WHAT TO WORK ON:
Copy the listing below in full and skip every picture.

## begin INFORMATION PROVIDED

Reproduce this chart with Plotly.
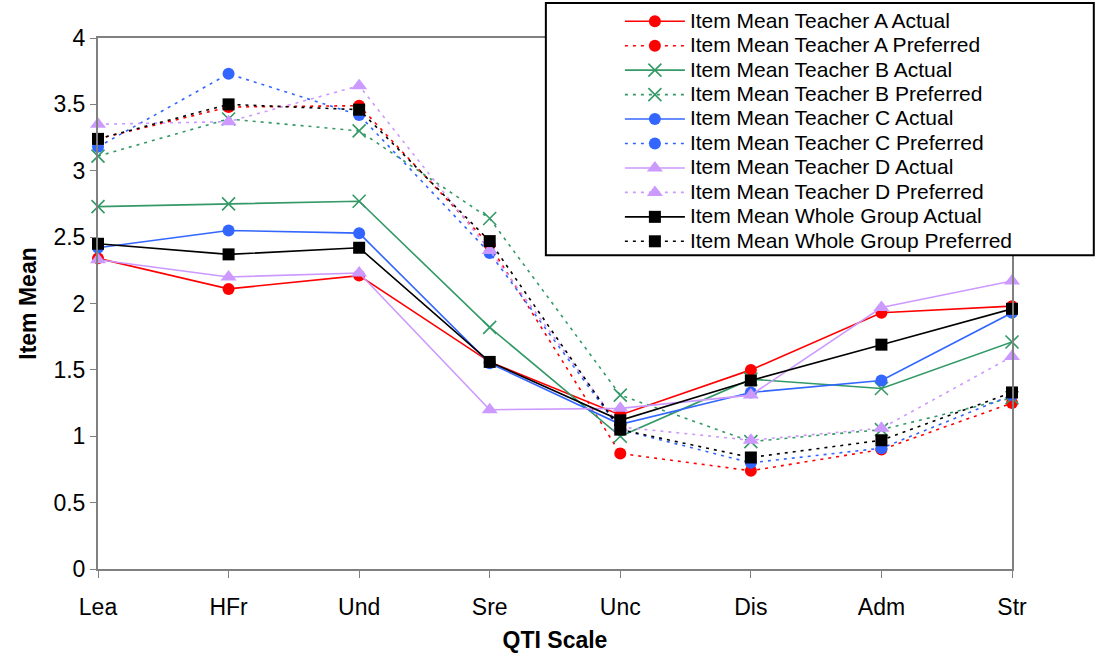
import plotly.graph_objects as go

scales = ["Lea", "HFr", "Und", "Sre", "Unc", "Dis", "Adm", "Str"]

teacher_a_actual = [2.34, 2.11, 2.21, 1.56, 1.16, 1.50, 1.93, 1.98]
teacher_a_preferred = [3.24, 3.48, 3.49, 2.44, 0.87, 0.74, 0.90, 1.25]
teacher_b_actual = [2.73, 2.75, 2.77, 1.82, 1.00, 1.43, 1.36, 1.71]
teacher_b_preferred = [3.11, 3.39, 3.30, 2.64, 1.31, 0.96, 1.05, 1.29]
teacher_c_actual = [2.42, 2.55, 2.53, 1.55, 1.09, 1.33, 1.42, 1.93]
teacher_c_preferred = [3.18, 3.73, 3.42, 2.38, 1.05, 0.80, 0.91, 1.31]
teacher_d_actual = [2.33, 2.20, 2.23, 1.20, 1.21, 1.31, 1.97, 2.17]
teacher_d_preferred = [3.35, 3.37, 3.64, 2.40, 1.07, 0.97, 1.06, 1.60]
group_actual = [2.45, 2.37, 2.42, 1.56, 1.12, 1.42, 1.69, 1.96]
group_preferred = [3.24, 3.50, 3.46, 2.47, 1.05, 0.84, 0.97, 1.33]

RED = "#FF0000"
GREEN = "#339966"
BLUE = "#3366FF"
LILAC = "#CC99FF"
BLACK = "#000000"

series = [
    ("Item Mean Teacher A Actual", teacher_a_actual, RED, "circle", "solid", 12),
    ("Item Mean Teacher A Preferred", teacher_a_preferred, RED, "circle", "dot", 12),
    ("Item Mean Teacher B Actual", teacher_b_actual, GREEN, "x-thin-open", "solid", 13),
    ("Item Mean Teacher B Preferred", teacher_b_preferred, GREEN, "x-thin-open", "dot", 13),
    ("Item Mean Teacher C Actual", teacher_c_actual, BLUE, "circle", "solid", 12),
    ("Item Mean Teacher C Preferred", teacher_c_preferred, BLUE, "circle", "dot", 12),
    ("Item Mean Teacher D Actual", teacher_d_actual, LILAC, "triangle-up", "solid", 14),
    ("Item Mean Teacher D Preferred", teacher_d_preferred, LILAC, "triangle-up", "dot", 14),
    ("Item Mean Whole Group Actual", group_actual, BLACK, "square", "solid", 12),
    ("Item Mean Whole Group Preferred", group_preferred, BLACK, "square", "dot", 12),
]

# legend rows are spaced by the (smaller) legend font; the label itself is larger
LEGEND_LABEL = '<span style="font-size:21px">{}</span>'

fig = go.Figure()
for name, values, color, symbol, dash, size in series:
    marker = dict(symbol=symbol, size=size, color=color)
    if symbol.startswith("x-thin"):
        marker["line"] = dict(color=color, width=1.6)
    fig.add_trace(go.Scatter(
        x=list(range(len(scales))),
        y=values,
        name=LEGEND_LABEL.format(name),
        mode="lines+markers",
        line=dict(color=color, width=1.6, dash="3px,5px" if dash == "dot" else "solid"),
        marker=marker,
        cliponaxis=False,
    ))

# framed box behind the legend
fig.add_shape(
    type="rect", xref="paper", yref="paper",
    x0=0.490, x1=1.0895, y0=0.591, y1=1.066,
    line=dict(color="black", width=2), fillcolor="white", layer="above",
)

fig.update_layout(
    width=1096,
    height=659,
    margin=dict(l=98, r=84, t=38, b=90, autoexpand=False),
    paper_bgcolor="white",
    plot_bgcolor="white",
    font=dict(family="Liberation Sans, Arial, sans-serif", size=22, color="black"),
    showlegend=True,
    legend=dict(
        x=0.571, y=1.064, xanchor="left", yanchor="top",
        bgcolor="rgba(0,0,0,0)", borderwidth=0,
        font=dict(size=16.5),
        tracegroupgap=0,
        itemwidth=60,
    ),
    xaxis=dict(
        tickmode="array",
        tickvals=list(range(len(scales))),
        ticktext=scales,
        range=[0, len(scales) - 1],
        showgrid=False,
        zeroline=False,
        automargin=False,
        showline=True, linecolor="#808080", linewidth=2, mirror=True,
        ticks="outside", ticklen=7, tickcolor="#808080", tickwidth=1,
        tickfont=dict(size=23),
        ticklabelstandoff=9,
        title=dict(text="<b>QTI Scale</b>", font=dict(size=23), standoff=13),
    ),
    yaxis=dict(
        range=[0, 4],
        dtick=0.5,
        showgrid=False,
        zeroline=False,
        automargin=False,
        showline=True, linecolor="#808080", linewidth=2, mirror=True,
        ticks="outside", ticklen=6, tickcolor="#808080", tickwidth=1,
        tickfont=dict(size=23),
        title=dict(text="<b>Item Mean</b>", font=dict(size=23), standoff=10),
    ),
)

fig.write_html("out.html")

## end INFORMATION PROVIDED

EXERCISE SOLUTION:
Reproduce this chart with Plotly.
import plotly.graph_objects as go

scales = ["Lea", "HFr", "Und", "Sre", "Unc", "Dis", "Adm", "Str"]

teacher_a_actual = [2.34, 2.11, 2.21, 1.56, 1.16, 1.50, 1.93, 1.98]
teacher_a_preferred = [3.24, 3.48, 3.49, 2.44, 0.87, 0.74, 0.90, 1.25]
teacher_b_actual = [2.73, 2.75, 2.77, 1.82, 1.00, 1.43, 1.36, 1.71]
teacher_b_preferred = [3.11, 3.39, 3.30, 2.64, 1.31, 0.96, 1.05, 1.29]
teacher_c_actual = [2.42, 2.55, 2.53, 1.55, 1.09, 1.33, 1.42, 1.93]
teacher_c_preferred = [3.18, 3.73, 3.42, 2.38, 1.05, 0.80, 0.91, 1.31]
teacher_d_actual = [2.33, 2.20, 2.23, 1.20, 1.21, 1.31, 1.97, 2.17]
teacher_d_preferred = [3.35, 3.37, 3.64, 2.40, 1.07, 0.97, 1.06, 1.60]
group_actual = [2.45, 2.37, 2.42, 1.56, 1.12, 1.42, 1.69, 1.96]
group_preferred = [3.24, 3.50, 3.46, 2.47, 1.05, 0.84, 0.97, 1.33]

RED = "#FF0000"
GREEN = "#339966"
BLUE = "#3366FF"
LILAC = "#CC99FF"
BLACK = "#000000"

series = [
    ("Item Mean Teacher A Actual", teacher_a_actual, RED, "circle", "solid", 12),
    ("Item Mean Teacher A Preferred", teacher_a_preferred, RED, "circle", "dot", 12),
    ("Item Mean Teacher B Actual", teacher_b_actual, GREEN, "x-thin-open", "solid", 13),
    ("Item Mean Teacher B Preferred", teacher_b_preferred, GREEN, "x-thin-open", "dot", 13),
    ("Item Mean Teacher C Actual", teacher_c_actual, BLUE, "circle", "solid", 12),
    ("Item Mean Teacher C Preferred", teacher_c_preferred, BLUE, "circle", "dot", 12),
    ("Item Mean Teacher D Actual", teacher_d_actual, LILAC, "triangle-up", "solid", 14),
    ("Item Mean Teacher D Preferred", teacher_d_preferred, LILAC, "triangle-up", "dot", 14),
    ("Item Mean Whole Group Actual", group_actual, BLACK, "square", "solid", 12),
    ("Item Mean Whole Group Preferred", group_preferred, BLACK, "square", "dot", 12),
]

# legend rows are spaced by the (smaller) legend font; the label itself is larger
LEGEND_LABEL = '<span style="font-size:21px">{}</span>'

fig = go.Figure()
for name, values, color, symbol, dash, size in series:
    marker = dict(symbol=symbol, size=size, color=color)
    if symbol.startswith("x-thin"):
        marker["line"] = dict(color=color, width=1.6)
    fig.add_trace(go.Scatter(
        x=list(range(len(scales))),
        y=values,
        name=LEGEND_LABEL.format(name),
        mode="lines+markers",
        line=dict(color=color, width=1.6, dash="3px,5px" if dash == "dot" else "solid"),
        marker=marker,
        cliponaxis=False,
    ))

# framed box behind the legend
fig.add_shape(
    type="rect", xref="paper", yref="paper",
    x0=0.490, x1=1.0895, y0=0.591, y1=1.066,
    line=dict(color="black", width=2), fillcolor="white", layer="above",
)

fig.update_layout(
    width=1096,
    height=659,
    margin=dict(l=98, r=84, t=38, b=90, autoexpand=False),
    paper_bgcolor="white",
    plot_bgcolor="white",
    font=dict(family="Liberation Sans, Arial, sans-serif", size=22, color="black"),
    showlegend=True,
    legend=dict(
        x=0.571, y=1.064, xanchor="left", yanchor="top",
        bgcolor="rgba(0,0,0,0)", borderwidth=0,
        font=dict(size=16.5),
        tracegroupgap=0,
        itemwidth=60,
    ),
    xaxis=dict(
        tickmode="array",
        tickvals=list(range(len(scales))),
        ticktext=scales,
        range=[0, len(scales) - 1],
        showgrid=False,
        zeroline=False,
        automargin=False,
        showline=True, linecolor="#808080", linewidth=2, mirror=True,
        ticks="outside", ticklen=7, tickcolor="#808080", tickwidth=1,
        tickfont=dict(size=23),
        ticklabelstandoff=9,
        title=dict(text="<b>QTI Scale</b>", font=dict(size=23), standoff=13),
    ),
    yaxis=dict(
        range=[0, 4],
        dtick=0.5,
        showgrid=False,
        zeroline=False,
        automargin=False,
        showline=True, linecolor="#808080", linewidth=2, mirror=True,
        ticks="outside", ticklen=6, tickcolor="#808080", tickwidth=1,
        tickfont=dict(size=23),
        title=dict(text="<b>Item Mean</b>", font=dict(size=23), standoff=10),
    ),
)

fig.write_html("out.html")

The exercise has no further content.